Warning: One-hot encoding of a column with 500 unique values creates 500 binary columns — curse of dimensionality. Use target encoding instead.


Ordinal Encoding

For categories with a natural order:

from sklearn.preprocessing import OrdinalEncoder
# Explicit order
encoder = OrdinalEncoder(
categories=[
['Low', 'Medium', 'High'], # satisfaction_level: 0, 1, 2
['High School', 'Bachelor', 'Master', 'PhD'] # education: 0, 1, 2, 3
],
handle_unknown='use_encoded_value',
unknown_value=-1
)
X_ordinal = encoder.fit_transform(X[['satisfaction_level', 'education']])

Target Encoding

Replaces each category with the mean target value for that category. Excellent for high-cardinality features:

# sklearn 1.3+ TargetEncoder
from sklearn.preprocessing import TargetEncoder
target_enc = TargetEncoder(
cv=5, # Cross-validation to avoid leakage within training set
smooth='auto', # Blends category mean with global mean for rare categories
random_state=42
)
# Must pass y during fit
X_encoded = target_enc.fit_transform(X[high_cardinality_cols], y)
# category_encoders library for more options
from category_encoders import TargetEncoder as CE_TargetEncoder
enc = CE_TargetEncoder(cols=['zip_code', 'product_id'])
X_encoded = enc.fit_transform(X, y)

Key risk: Target encoding without cross-validation causes target leakage — the category value encodes information about the target directly from the same sample. Always use cross-fitting or the sklearn TargetEncoder.
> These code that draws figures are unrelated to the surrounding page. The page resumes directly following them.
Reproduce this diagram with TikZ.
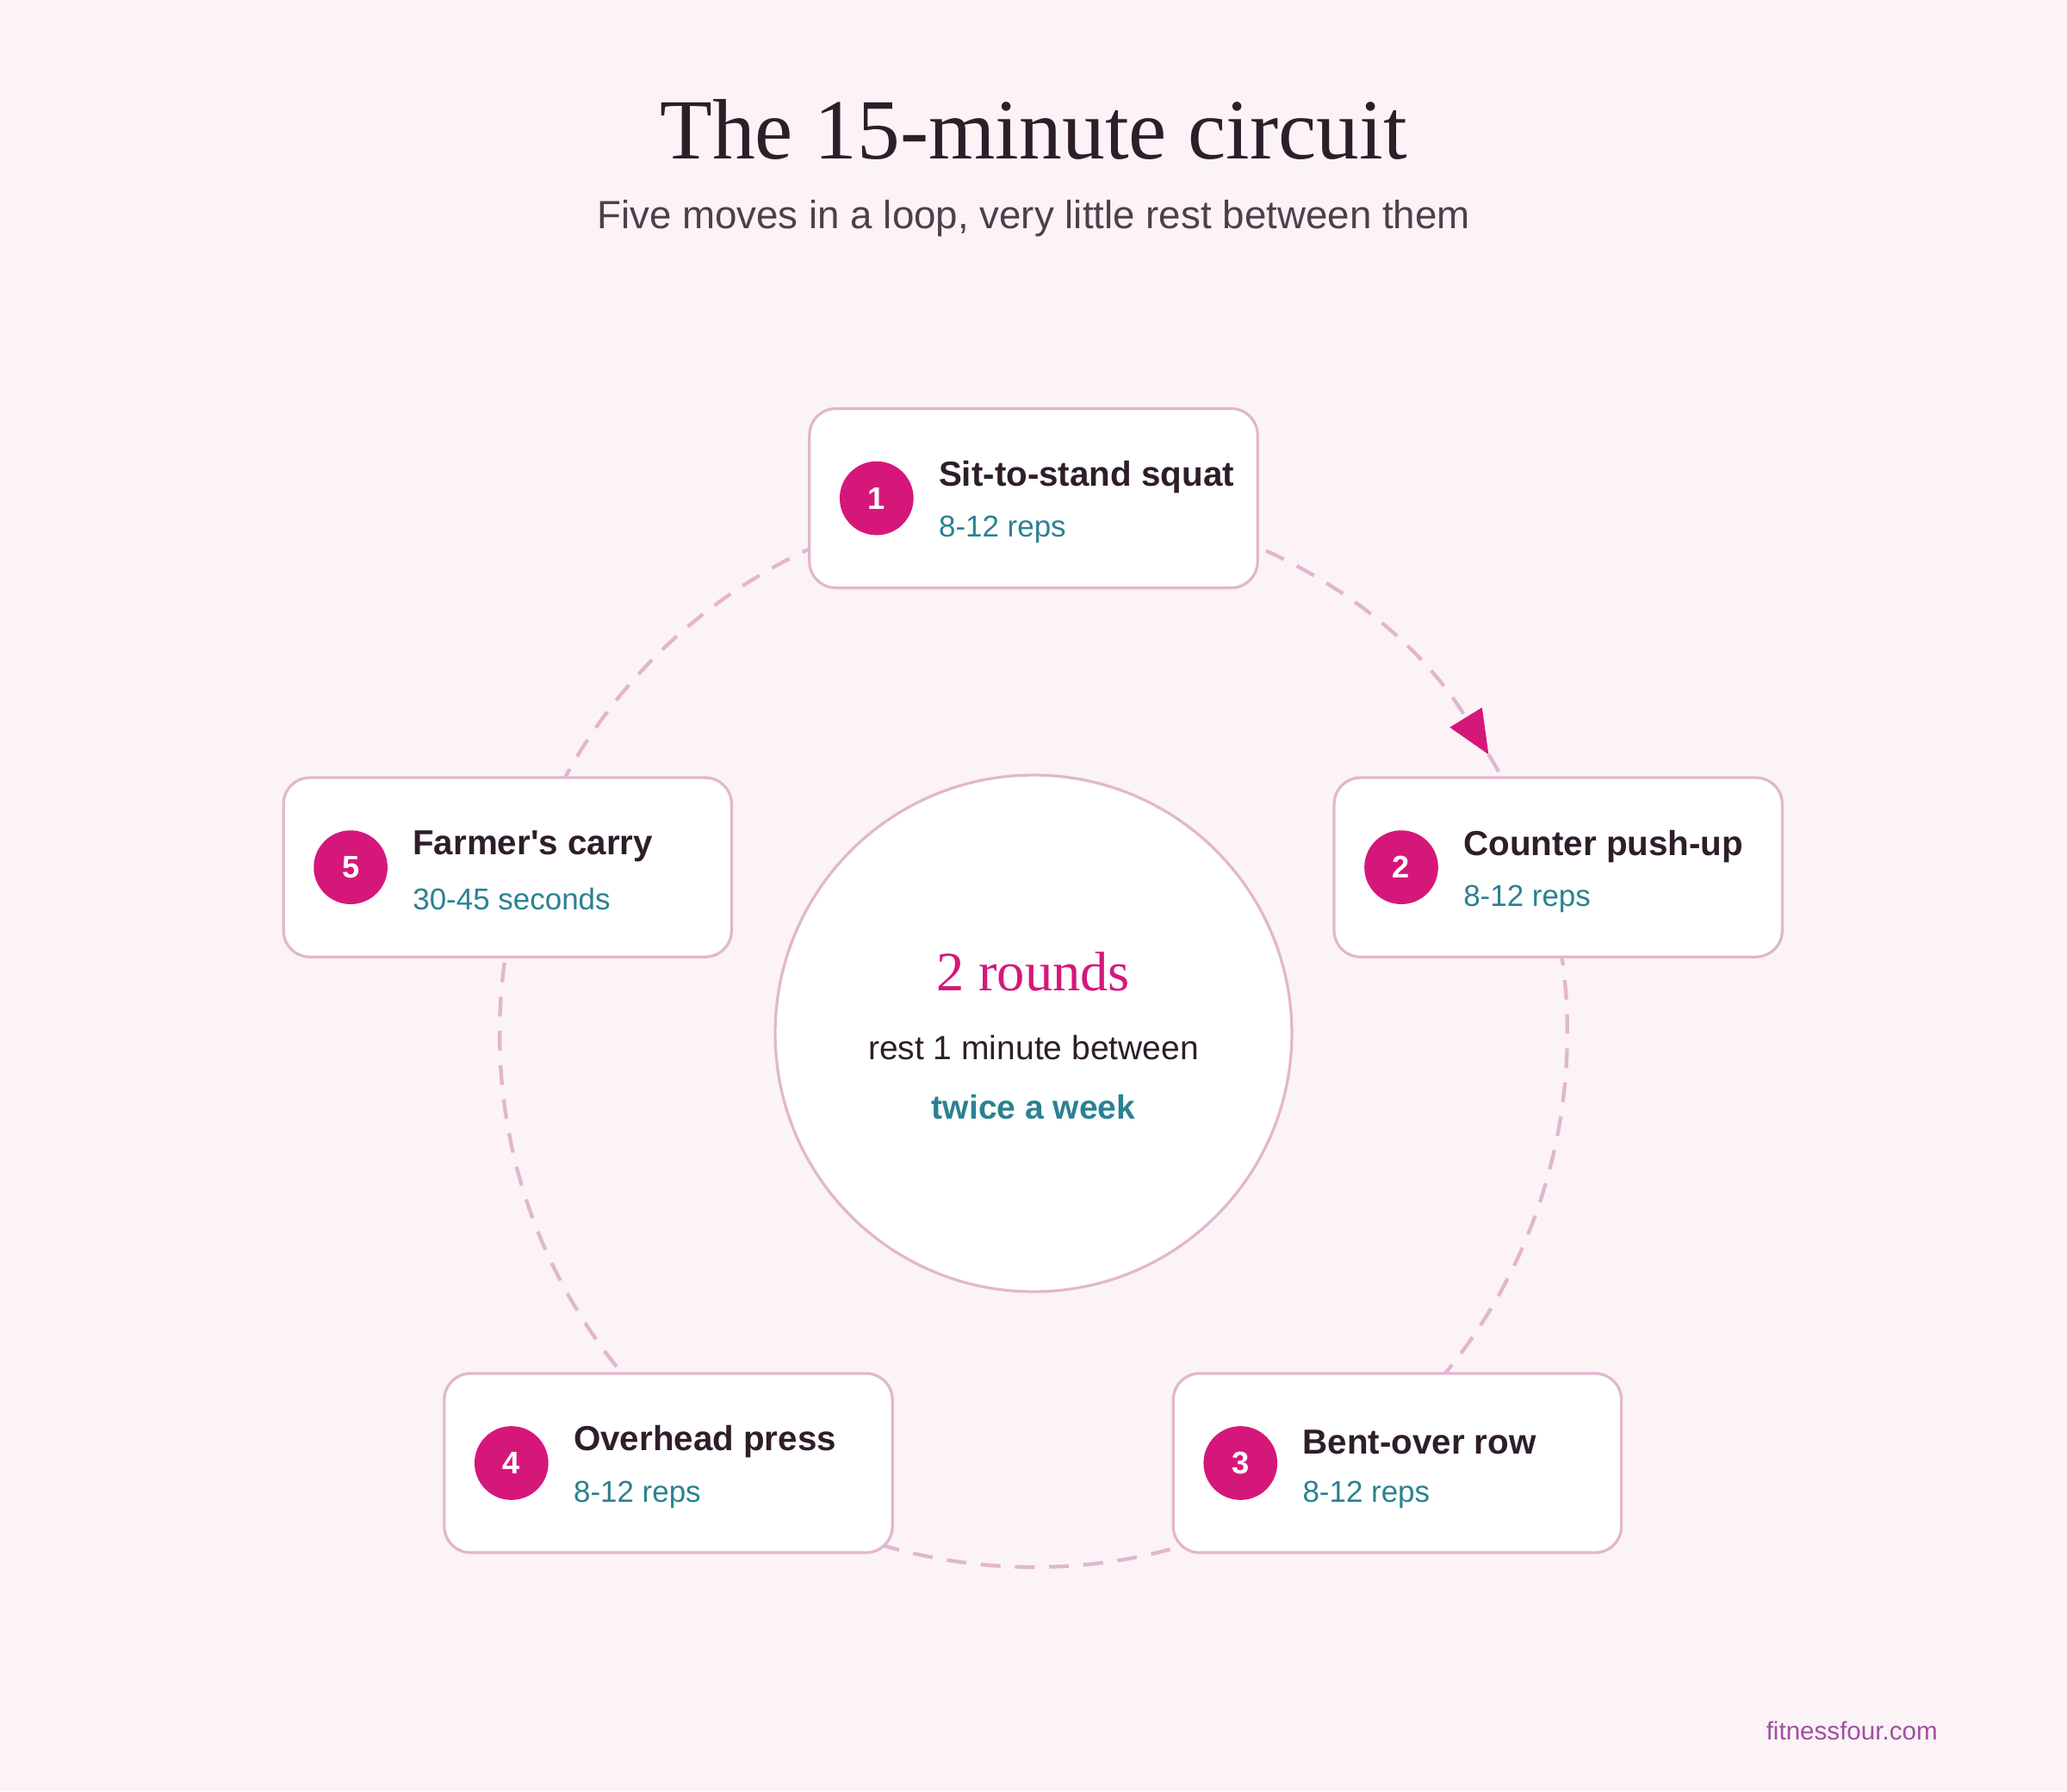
\documentclass[tikz,border=0pt]{standalone}
\usepackage{fontspec}
\setmainfont{Liberation Sans}
\newfontfamily\titlefont{Liberation Serif}
\usetikzlibrary{arrows.meta}
\definecolor{bgpink}{HTML}{FBF3F6}
\definecolor{ringpink}{HTML}{E2B6CF}
\definecolor{magenta}{HTML}{D6177A}
\definecolor{tealtext}{HTML}{2A8290}
\definecolor{darktext}{HTML}{2E1E2A}
\definecolor{footpurple}{HTML}{A050A0}

\tikzset{
  move/.style={draw=ringpink, line width=1.2pt, fill=white, rounded corners=0.4cm,
    minimum width=6.8cm, minimum height=2.72cm},
  badge/.style={circle, fill=magenta, minimum size=1.12cm, inner sep=0pt,
    text=white, font=\bfseries\fontsize{13.5}{14}\selectfont},
  movename/.style={anchor=west, text=darktext, font=\bfseries\fontsize{15}{17}\selectfont},
  movereps/.style={anchor=west, text=tealtext, font=\fontsize{13}{15}\selectfont},
  loop/.style={draw=ringpink, line width=1.6pt, dash pattern=on 0.3cm off 0.22cm}
}

\begin{document}
\begin{tikzpicture}[x=0.02cm, y=-0.02cm, line join=round]

\fill[bgpink] (0,0) rectangle (1568,1359);
\useasboundingbox (0,0) rectangle (1568,1359);

\node[text=darktext, font=\titlefont\fontsize{37}{40}\selectfont] (title) at (784,98) {The 15-minute circuit};
\node[text=darktext!85, font=\fontsize{17}{19}\selectfont] (subtitle) at (784,166) {Five moves in a loop, very little rest between them};

% the loop
\coordinate (hub) at (784,784);
\draw[loop, -{Triangle[length=0.66cm, width=0.56cm, fill=magenta, color=magenta]}]
  (hub) ++(90:8.1cm) arc[start angle=90, end angle=31.5, radius=8.1cm];
\draw[loop] (hub) ++(31.5:8.1cm) arc[start angle=31.5, end angle=-270, radius=8.1cm];

% centre
\node[circle, draw=ringpink, line width=1.2pt, fill=white, minimum size=7.84cm] (centre) at (hub) {};
\node[text=magenta, font=\titlefont\fontsize{24}{26}\selectfont] (rounds) at (784,737) {2 rounds};
\node[text=darktext, font=\fontsize{14.5}{16}\selectfont] (rest) at (784,795) {rest 1 minute between};
\node[text=tealtext, font=\bfseries\fontsize{14.5}{16}\selectfont] (week) at (784,840) {twice a week};

% moves
\node[move] (m1) at (784,378) {};
\node[move] (m2) at (1182,658) {};
\node[move] (m3) at (1060,1110) {};
\node[move] (m4) at (507,1110) {};
\node[move] (m5) at (385,658) {};

\node[badge] (b1) at ([xshift=1.04cm]m1.west) {1};
\node[movename] (n1) at ([xshift=1.86cm,yshift=0.32cm]m1.west) {Sit-to-stand squat};
\node[movereps] (r1) at ([xshift=1.86cm,yshift=-0.48cm]m1.west) {8-12 reps};

\node[badge] (b2) at ([xshift=1.04cm]m2.west) {2};
\node[movename] (n2) at ([xshift=1.86cm,yshift=0.32cm]m2.west) {Counter push-up};
\node[movereps] (r2) at ([xshift=1.86cm,yshift=-0.48cm]m2.west) {8-12 reps};

\node[badge] (b3) at ([xshift=1.04cm]m3.west) {3};
\node[movename] (n3) at ([xshift=1.86cm,yshift=0.32cm]m3.west) {Bent-over row};
\node[movereps] (r3) at ([xshift=1.86cm,yshift=-0.48cm]m3.west) {8-12 reps};

\node[badge] (b4) at ([xshift=1.04cm]m4.west) {4};
\node[movename] (n4) at ([xshift=1.86cm,yshift=0.32cm]m4.west) {Overhead press};
\node[movereps] (r4) at ([xshift=1.86cm,yshift=-0.48cm]m4.west) {8-12 reps};

\node[badge] (b5) at ([xshift=1.04cm]m5.west) {5};
\node[movename] (n5) at ([xshift=1.86cm,yshift=0.32cm]m5.west) {Farmer\textquotesingle s carry};
\node[movereps] (r5) at ([xshift=1.86cm,yshift=-0.48cm]m5.west) {30-45 seconds};

\node[anchor=east, text=footpurple, font=\fontsize{11}{13}\selectfont] (site) at (1476,1313) {fitnessfour.com};

\end{tikzpicture}
\end{document}
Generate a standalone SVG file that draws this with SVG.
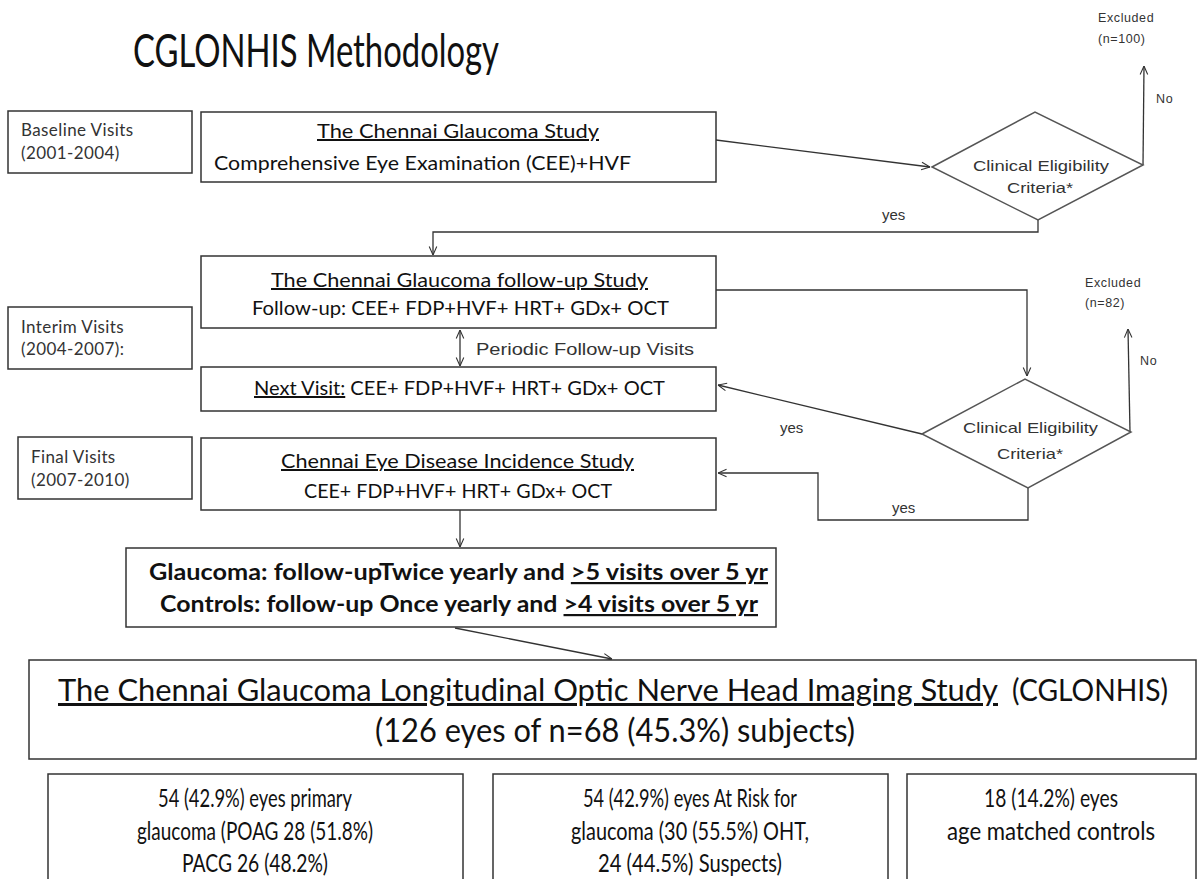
<svg xmlns="http://www.w3.org/2000/svg" width="1200" height="879" viewBox="0 0 1200 879">
<defs>
<style>
.box{fill:#fff;stroke:#333;stroke-width:1.5}
.dia{fill:#fff;stroke:#555;stroke-width:1.5}
.ln{fill:none;stroke:#333;stroke-width:1.3}
.cal{font-family:Lato,"Open Sans","Liberation Sans",sans-serif;fill:#111}
.ari{font-family:"Liberation Sans",Arial,sans-serif;fill:#333}
.lab{font-family:Lato,"Open Sans","Liberation Sans",sans-serif;fill:#333;font-size:17px;letter-spacing:0.4px}
.sm{font-family:"Liberation Sans",Arial,sans-serif;fill:#333;font-size:12.5px;letter-spacing:0.6px}
.u{text-decoration:underline}
</style>
<marker id="ah" viewBox="0 0 10 10" refX="10" refY="5" markerWidth="9" markerHeight="10" markerUnits="userSpaceOnUse" orient="auto-start-reverse">
<path d="M0.5,0.8 L10,5 L0.5,9.2" fill="none" stroke="#333" stroke-width="1.2"/>
</marker>
</defs>
<rect width="1200" height="879" fill="#fff"/>

<text id="title" class="cal" x="133" y="67" font-size="47" textLength="366" lengthAdjust="spacingAndGlyphs">CGLONHIS Methodology</text>

<g id="connectors">
<line class="ln" x1="716" y1="140" x2="930" y2="167" marker-end="url(#ah)"/>
<line class="ln" x1="1143" y1="165" x2="1144" y2="66" marker-end="url(#ah)"/>
<polyline class="ln" points="1038,220 1038,232 433,232 433,255" marker-end="url(#ah)"/>
<line class="ln" x1="460" y1="330" x2="460" y2="366" marker-start="url(#ah)" marker-end="url(#ah)"/>
<polyline class="ln" points="716,290 1027,290 1027,376" marker-end="url(#ah)"/>
<line class="ln" x1="1130" y1="432" x2="1128" y2="329" marker-end="url(#ah)"/>
<line class="ln" x1="922" y1="434" x2="718" y2="385" marker-end="url(#ah)"/>
<polyline class="ln" points="1028,488 1028,520 818,520 818,473 718,473" marker-end="url(#ah)"/>
<line class="ln" x1="460" y1="510" x2="460" y2="547" marker-end="url(#ah)"/>
<line class="ln" x1="455" y1="628" x2="612" y2="659" marker-end="url(#ah)"/>
<text class="ari" x="882" y="220" font-size="15">yes</text>
<text class="ari" x="780" y="433" font-size="15">yes</text>
<text class="ari" x="892" y="513" font-size="15">yes</text>
<text class="sm" x="1156" y="103">No</text>
<text class="sm" x="1140" y="365">No</text>
<text class="ari" x="476" y="355" font-size="16" textLength="218" lengthAdjust="spacingAndGlyphs">Periodic Follow-up Visits</text>
</g>

<g id="excluded1">
<text class="sm" x="1098" y="22">Excluded</text>
<text class="sm" x="1098" y="43">(n=100)</text>
</g>
<g id="excluded2">
<text class="sm" x="1085" y="287">Excluded</text>
<text class="sm" x="1085" y="307">(n=82)</text>
</g>

<g id="baseline">
<rect class="box" x="8" y="111" width="184" height="62"/>
<text class="lab" x="21" y="136">Baseline Visits</text>
<text class="lab" x="21" y="159">(2001-2004)</text>
</g>
<g id="interim">
<rect class="box" x="8" y="307" width="184" height="62"/>
<text class="lab" x="21" y="333">Interim  Visits</text>
<text class="lab" x="21" y="355">(2004-2007):</text>
</g>
<g id="final">
<rect class="box" x="18" y="437" width="174" height="62"/>
<text class="lab" x="31" y="463">Final  Visits</text>
<text class="lab" x="31" y="486">(2007-2010)</text>
</g>

<g id="cgs">
<rect class="box" x="201" y="112" width="515" height="70"/>
<text class="cal u" x="317" y="138" font-size="20" textLength="282" lengthAdjust="spacingAndGlyphs">The Chennai Glaucoma Study</text>
<text class="cal" x="214" y="170" font-size="20" textLength="417" lengthAdjust="spacingAndGlyphs">Comprehensive Eye Examination (CEE)+HVF</text>
</g>

<g id="cgfs">
<rect class="box" x="201" y="256" width="515" height="72"/>
<text class="cal u" x="271" y="287" font-size="20" textLength="377" lengthAdjust="spacingAndGlyphs">The Chennai Glaucoma follow-up Study</text>
<text class="cal" x="252" y="315" font-size="20" textLength="417" lengthAdjust="spacingAndGlyphs">Follow-up: CEE+ FDP+HVF+ HRT+ GDx+ OCT</text>
</g>

<g id="nextvisit">
<rect class="box" x="201" y="367" width="515" height="44"/>
<text class="cal" x="254" y="395" font-size="20" textLength="411" lengthAdjust="spacingAndGlyphs"><tspan class="u">Next Visit:</tspan> CEE+ FDP+HVF+ HRT+ GDx+ OCT</text>
</g>

<g id="cedis">
<rect class="box" x="201" y="438" width="515" height="72"/>
<text class="cal u" x="281" y="468" font-size="20" textLength="353" lengthAdjust="spacingAndGlyphs">Chennai Eye Disease Incidence Study</text>
<text class="cal" x="304" y="498" font-size="20" textLength="308" lengthAdjust="spacingAndGlyphs">CEE+ FDP+HVF+ HRT+ GDx+ OCT</text>
</g>

<g id="criteria1">
<polygon class="dia" points="932,167 1035,112 1143,165 1038,220"/>
<text class="ari" x="973" y="171" font-size="15" textLength="136" lengthAdjust="spacingAndGlyphs">Clinical Eligibility</text>
<text class="ari" x="1007" y="193" font-size="15" textLength="66" lengthAdjust="spacingAndGlyphs">Criteria*</text>
</g>

<g id="criteria2">
<polygon class="dia" points="922,434 1025,379 1131,432 1028,488"/>
<text class="ari" x="963" y="433" font-size="15" textLength="135" lengthAdjust="spacingAndGlyphs">Clinical Eligibility</text>
<text class="ari" x="997" y="459" font-size="15" textLength="66" lengthAdjust="spacingAndGlyphs">Criteria*</text>
</g>

<g id="followup">
<rect class="box" x="126" y="548" width="650" height="79"/>
<text class="cal" x="149" y="580" font-size="22" font-weight="bold" textLength="619" lengthAdjust="spacingAndGlyphs">Glaucoma: follow-upTwice yearly and <tspan class="u">&gt;5 visits over 5 yr</tspan></text>
<text class="cal" x="160" y="612" font-size="22" font-weight="bold" textLength="598" lengthAdjust="spacingAndGlyphs">Controls: follow-up Once yearly and <tspan class="u">&gt;4 visits over 5 yr</tspan></text>
</g>

<g id="cglonhis">
<rect class="box" x="29" y="660" width="1167" height="99"/>
<text class="cal u" x="58" y="701" font-size="30" textLength="940" lengthAdjust="spacingAndGlyphs">The Chennai Glaucoma Longitudinal Optic Nerve Head Imaging Study</text>
<text class="cal" x="1012" y="701" font-size="30" textLength="156" lengthAdjust="spacingAndGlyphs">(CGLONHIS)</text>
<text class="cal" x="375" y="742" font-size="32" textLength="480" lengthAdjust="spacingAndGlyphs">(126 eyes of n=68 (45.3%) subjects)</text>
</g>

<g id="primary">
<rect class="box" x="48" y="774" width="415" height="115"/>
<text class="cal" x="255" y="807" font-size="25" text-anchor="middle" textLength="194" lengthAdjust="spacingAndGlyphs">54 (42.9%) eyes primary</text>
<text class="cal" x="255" y="840" font-size="25" text-anchor="middle" textLength="236" lengthAdjust="spacingAndGlyphs">glaucoma (POAG 28 (51.8%)</text>
<text class="cal" x="255" y="872" font-size="25" text-anchor="middle" textLength="146" lengthAdjust="spacingAndGlyphs">PACG 26 (48.2%)</text>
</g>
<g id="atrisk">
<rect class="box" x="493" y="774" width="395" height="115"/>
<text class="cal" x="690" y="807" font-size="25" text-anchor="middle" textLength="214" lengthAdjust="spacingAndGlyphs">54  (42.9%) eyes At Risk for</text>
<text class="cal" x="690" y="840" font-size="25" text-anchor="middle" textLength="238" lengthAdjust="spacingAndGlyphs">glaucoma (30 (55.5%) OHT,</text>
<text class="cal" x="690" y="872" font-size="25" text-anchor="middle" textLength="184" lengthAdjust="spacingAndGlyphs">24 (44.5%) Suspects)</text>
</g>
<g id="controls">
<rect class="box" x="907" y="774" width="289" height="115"/>
<text class="cal" x="1051" y="807" font-size="25" text-anchor="middle" textLength="134" lengthAdjust="spacingAndGlyphs">18 (14.2%) eyes</text>
<text class="cal" x="1051" y="840" font-size="25" text-anchor="middle" textLength="208" lengthAdjust="spacingAndGlyphs">age matched controls</text>
</g>
</svg>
Frequency / Count Encoding

Replaces category with its frequency in the training set. Preserves information about rare vs. common categories:

def frequency_encode(df, col, train_df=None):
"""Encode by frequency — fit on train, apply to test."""
if train_df is None:
train_df = df
freq_map = train_df[col].value_counts().to_dict()
return df[col].map(freq_map).fillna(0).astype(int)
X_train['city_freq'] = frequency_encode(X_train, 'city')
X_test['city_freq'] = frequency_encode(X_test, 'city', train_df=X_train)

Hashing Trick

For extremely high cardinality (user IDs, product IDs with millions of values):

from sklearn.feature_extraction import FeatureHasher
hasher = FeatureHasher(n_features=1024, input_type='string')
# Converts categories to a fixed-size hash vector
X_hashed = hasher.fit_transform([[city] for city in X_train['city']])

Collisions (two categories mapping to the same hash) trade precision for bounded memory.


Embeddings for Very High Cardinality

For categorical variables with tens of thousands of unique values (neural network approach):

import torch
import torch.nn as nn
# Learned embedding — like Word2Vec for categorical features
embedding = nn.Embedding(
num_embeddings=50000, # Vocabulary size
embedding_dim=16 # How many dimensions per category
)
# During forward pass
category_ids = torch.LongTensor([42, 156, 3]) # Category indices
embedded = embedding(category_ids) # Shape: (3, 16)

Encoding Choice Guide

Category TypeCardinalityBest Encoding
NominalLow (<20)One-Hot
NominalMedium (20–100)One-Hot or Target
NominalHigh (100+)Target, Frequency, or Hashing
OrdinalAnyOrdinal
Binary2Label (0/1)
For tree modelsAnyOrdinal or Target (trees handle numbers well)
For linear/NNLowOne-Hot
For linear/NNHighTarget or Embedding